Promising to provide performance uplift with each new generation, the Nuvia team is putting its design chops up against industry stalwarts, building a custom CPU architecture focused on the hyperscaler market. Targeting very high single-thread performance — what Nuvia vice president of software Jon Masters calls a “sweet spot” in the market — Nuvia aims to raise the bar a step-function higher. While keeping a lid on the details for now, Nuvia has a goal to build the “highest performing server part” In the industry led by Arm innovation, says Masters.
NVIDIA has been producing both embedded systems with 64-bit Arm cores for AI applications, and GPU designs for high performance computing applications. An announcement out of SC19 promised widespread support for CUDA libraries on Arm systems, with a wide-ranging partnership planned with chipmakers Marvell and Ampere and HPC systems builders HPE and Cray.

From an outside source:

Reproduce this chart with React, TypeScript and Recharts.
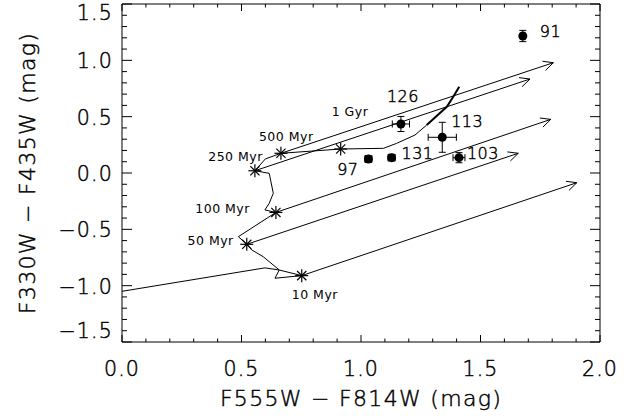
import {
  ComposedChart,
  XAxis,
  YAxis,
  Scatter,
  ErrorBar,
  ReferenceLine,
  Label,
} from "recharts";

// cluster photometry (F555W-F814W, F330W-F435W)
const clusterNames = ["91", "126", "113", "97", "131", "103"];
const clusterX = [1.677, 1.167, 1.34, 1.031, 1.128, 1.41];
const clusterY = [1.216, 0.435, 0.317, 0.124, 0.136, 0.136];
const clusterXErr = [0.01, 0.036, 0.059, 0.015, 0.015, 0.025];
const clusterYErr = [0.05, 0.067, 0.133, 0.03, 0.03, 0.045];

// model ages marked on the track
const ageNames = ["10 Myr", "50 Myr", "100 Myr", "250 Myr", "500 Myr", "1 Gyr"];
const ageX = [0.752, 0.522, 0.644, 0.556, 0.665, 0.915];
const ageY = [-0.911, -0.633, -0.35, 0.02, 0.175, 0.213];

// reddening vector tips, one per age (1 Gyr has none)
const vectorEndX = [1.903, 1.658, 1.794, 1.707, 1.805];
const vectorEndY = [-0.086, 0.175, 0.476, 0.834, 0.979];

// evolutionary track, young -> old
const trackX = [
  0.0, 0.598, 0.658, 0.64, 0.752, 0.658, 0.591, 0.543, 0.522, 0.487, 0.644, 0.598,
  0.616, 0.633, 0.616, 0.556, 0.6, 0.665, 0.915, 1.094, 1.149, 1.226, 1.275,
];
const trackY = [
  -1.05, -0.842, -0.861, -0.934, -0.911, -0.861, -0.743, -0.683, -0.633, -0.565, -0.35,
  -0.328, -0.269, -0.18, -0.003, 0.02, 0.125, 0.175, 0.213, 0.219, 0.263, 0.337, 0.426,
];
// older end of the track, drawn heavier
const trackOldX = [1.275, 1.359, 1.386, 1.411];
const trackOldY = [0.426, 0.588, 0.677, 0.766];

const X_TICKS = [
  0, 0.1, 0.2, 0.3, 0.4, 0.5, 0.6, 0.7, 0.8, 0.9, 1.0, 1.1, 1.2, 1.3, 1.4, 1.5, 1.6,
  1.7, 1.8, 1.9, 2.0,
];
const Y_TICKS = [
  -1.5, -1.4, -1.3, -1.2, -1.1, -1.0, -0.9, -0.8, -0.7, -0.6, -0.5, -0.4, -0.3, -0.2,
  -0.1, 0, 0.1, 0.2, 0.3, 0.4, 0.5, 0.6, 0.7, 0.8, 0.9, 1.0, 1.1, 1.2, 1.3, 1.4, 1.5,
];

const clusters = clusterNames.map((name, i) => ({
  name,
  x: clusterX[i],
  y: clusterY[i],
  xErr: clusterXErr[i],
  yErr: clusterYErr[i],
}));
const ages = ageNames.map((name, i) => ({ name, x: ageX[i], y: ageY[i] }));
const track = trackX.map((x, i) => ({ x, y: trackY[i] }));
const trackOld = trackOldX.map((x, i) => ({ x, y: trackOldY[i] }));

// thin stroked lettering, close to the plotting package's vector font
const FONT = "'DejaVu Sans', sans-serif";
const thin = { fontFamily: FONT, fontWeight: 200, fill: "#000", stroke: "#000", strokeWidth: 0.45 };
const big = { ...thin, fontSize: 20.5, letterSpacing: 1.2 };
const title = { ...thin, fontSize: 22, letterSpacing: 1.3 };
const mid = { ...thin, fontSize: 16, letterSpacing: 0.4 };
const small = { fontFamily: FONT, fontSize: 12.5, letterSpacing: 0.5, fill: "#000" };

const isMajor = (v: number) => Math.abs(v * 2 - Math.round(v * 2)) < 1e-6;
const fmt = (v: number) => (v < -1e-9 ? "\u2212" : "") + Math.abs(v).toFixed(1);

function BottomTick({ x, y, payload }: any) {
  const major = isMajor(payload.value);
  return (
    <g>
      <line x1={x} y1={y} x2={x} y2={y - (major ? 7 : 3.5)} stroke="#000" />
      {major && (
        <text x={x} y={y + 34} textAnchor="middle" style={big}>
          {fmt(payload.value)}
        </text>
      )}
    </g>
  );
}

function TopTick({ x, y, payload }: any) {
  const major = isMajor(payload.value);
  return <line x1={x} y1={y} x2={x} y2={y + (major ? 7 : 3.5)} stroke="#000" />;
}

function LeftTick({ x, y, payload }: any) {
  const v = payload.value;
  const major = isMajor(v);
  // end labels are pulled inside the frame
  const dy = v >= 1.5 ? 16 : v <= -1.5 ? -4 : 8;
  return (
    <g>
      <line x1={x} y1={y} x2={x + (major ? 10 : 5)} y2={y} stroke="#000" />
      {major && (
        <text x={x - 9} y={y + dy} textAnchor="end" style={big}>
          {fmt(v)}
        </text>
      )}
    </g>
  );
}

function RightTick({ x, y, payload }: any) {
  const major = isMajor(payload.value);
  return <line x1={x} y1={y} x2={x - (major ? 10 : 5)} y2={y} stroke="#000" />;
}

const clusterLabelPos: Record<string, [number, number, "start" | "middle" | "end"]> = {
  "91": [17, 1, "start"],
  "126": [2, -22, "middle"],
  "113": [9, -10, "start"],
  "97": [-10, 16, "end"],
  "131": [10, 1, "start"],
  "103": [8, 1, "start"],
};

const ageLabelPos: Record<string, [number, number, "start" | "middle" | "end"]> = {
  "10 Myr": [-10, 23, "start"],
  "50 Myr": [-13, 1, "end"],
  "100 Myr": [-26, 1, "end"],
  "250 Myr": [8, -10, "end"],
  "500 Myr": [-22, -12, "start"],
  "1 Gyr": [-9, -33, "start"],
};

function ClusterDot({ cx, cy, payload }: any) {
  const [dx, dy, anchor] = clusterLabelPos[payload.name];
  return (
    <g>
      <circle cx={cx} cy={cy} r={4.5} fill="#000" />
      <text x={cx + dx} y={cy + dy} textAnchor={anchor} style={mid}>
        {payload.name}
      </text>
    </g>
  );
}

function AgeStar({ cx, cy, payload }: any) {
  const [dx, dy, anchor] = ageLabelPos[payload.name];
  const r = 6.5;
  const d = 4.6;
  return (
    <g stroke="#000" strokeWidth={1.2}>
      <line x1={cx - r} y1={cy} x2={cx + r} y2={cy} />
      <line x1={cx} y1={cy - r} x2={cx} y2={cy + r} />
      <line x1={cx - d} y1={cy - d} x2={cx + d} y2={cy + d} />
      <line x1={cx - d} y1={cy + d} x2={cx + d} y2={cy - d} />
      <text x={cx + dx} y={cy + dy} textAnchor={anchor} style={small} stroke="none">
        {payload.name}
      </text>
    </g>
  );
}

function VectorArrow({ x1, y1, x2, y2 }: any) {
  const ang = Math.atan2(y2 - y1, x2 - x1);
  const len = 11;
  const spread = 0.45;
  const ax = x2 - len * Math.cos(ang - spread);
  const ay = y2 - len * Math.sin(ang - spread);
  const bx = x2 - len * Math.cos(ang + spread);
  const by = y2 - len * Math.sin(ang + spread);
  return (
    <g stroke="#000" strokeWidth={1} fill="none">
      <line x1={x1} y1={y1} x2={x2} y2={y2} />
      <polyline points={`${ax},${ay} ${x2},${y2} ${bx},${by}`} />
    </g>
  );
}

const noShape = () => <g />;

export default function App() {
  return (
    <div style={{ position: "absolute", left: 0, top: 0, background: "#fff" }}>
      <ComposedChart width={640} height={416} margin={{ top: 3, right: 39, bottom: 10, left: 10 }}>
        <XAxis
          xAxisId="b"
          type="number"
          dataKey="x"
          domain={[0, 2]}
          ticks={X_TICKS}
          interval={0}
          tickSize={0}
          tickMargin={0}
          tickLine={false}
          tick={BottomTick}
          axisLine={{ stroke: "#000" }}
          height={64}
          allowDataOverflow
        >
          <Label
            content={({ viewBox }: any) => (
              <text
                x={viewBox.x + viewBox.width / 2}
                y={viewBox.y + 64}
                textAnchor="middle"
                style={title}
              >
                F555W {"\u2212"} F814W (mag)
              </text>
            )}
          />
        </XAxis>
        <XAxis
          xAxisId="t"
          orientation="top"
          type="number"
          dataKey="x"
          domain={[0, 2]}
          ticks={X_TICKS}
          interval={0}
          tickSize={0}
          tickMargin={0}
          tickLine={false}
          tick={TopTick}
          axisLine={{ stroke: "#000" }}
          height={1}
          allowDataOverflow
        />
        <YAxis
          yAxisId="l"
          type="number"
          dataKey="y"
          domain={[-1.5, 1.5]}
          ticks={Y_TICKS}
          interval={0}
          tickSize={0}
          tickMargin={0}
          tickLine={false}
          tick={LeftTick}
          axisLine={{ stroke: "#000" }}
          width={112}
          allowDataOverflow
        >
          <Label
            content={({ viewBox }: any) => {
              const cx = 35;
              const cy = viewBox.y + viewBox.height / 2;
              return (
                <text
                  x={cx}
                  y={cy}
                  textAnchor="middle"
                  transform={`rotate(-90 ${cx} ${cy})`}
                  style={title}
                >
                  F330W {"\u2212"} F435W (mag)
                </text>
              );
            }}
          />
        </YAxis>
        <YAxis
          yAxisId="r"
          orientation="right"
          type="number"
          dataKey="y"
          domain={[-1.5, 1.5]}
          ticks={Y_TICKS}
          interval={0}
          tickSize={0}
          tickMargin={0}
          tickLine={false}
          tick={RightTick}
          axisLine={{ stroke: "#000" }}
          width={1}
          allowDataOverflow
        />

        {vectorEndX.map((ex, i) => (
          <ReferenceLine
            key={ageNames[i]}
            xAxisId="b"
            yAxisId="l"
            segment={[
              { x: ageX[i], y: ageY[i] },
              { x: ex, y: vectorEndY[i] },
            ]}
            shape={VectorArrow}
            ifOverflow="visible"
          />
        ))}

        <Scatter
          xAxisId="b"
          yAxisId="l"
          data={track}
          line={{ stroke: "#000", strokeWidth: 1 }}
          shape={noShape}
          isAnimationActive={false}
        />
        <Scatter
          xAxisId="b"
          yAxisId="l"
          data={trackOld}
          line={{ stroke: "#000", strokeWidth: 2 }}
          shape={noShape}
          isAnimationActive={false}
        />
        <Scatter
          xAxisId="b"
          yAxisId="l"
          data={ages}
          shape={AgeStar}
          isAnimationActive={false}
        />
        <Scatter
          xAxisId="b"
          yAxisId="l"
          data={clusters}
          shape={ClusterDot}
          isAnimationActive={false}
        >
          <ErrorBar dataKey="xErr" direction="x" width={3.5} stroke="#000" strokeWidth={1} />
          <ErrorBar dataKey="yErr" direction="y" width={3.5} stroke="#000" strokeWidth={1} />
        </Scatter>
      </ComposedChart>
    </div>
  );
}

On the smartNIC side, NVIDIA’’s acquisition of Mellanox in March of this year opens the door to adding Mellanox’s Bluefield line of Arm-powered smartNICs to their stable. The Bluefield 2 does CPU offload for network functions like deep packet inspection and NVMe storage.
By the end of the calendar year, long-awaited and rumored Arm-based Apple Silicon should be powering new MacBooks. Apple announced availability of a developer kit at WWDC and right away the open source world has been seen porting software to the new hardware.
Just like any porting process, some things work right away, some things take a little longer, and other projects are major milestones. What Apple has going for it is a large and vigorous development community that can tackle the thousands of ports found in the Homebrew package management system and work collaboratively to get thousands of independently developed software packages going on new hardware.
No Raspberry Pi is ever going to win a performance race in the server design market, but engineers from VMware and others are working away at getting standard Arm “Server Ready” firmware on this $75, quad-core, 8 gigabyte device to enable a whole class of new developers to have access to standards-based equipment in their home office and labs.
A team from VMware is leading the effort on UEFI firmware for the Pi and several other single-board computers, with a stated goal of getting off-the-shelf standard Arm64 server images booted without needing to support a Pi-specific device tree.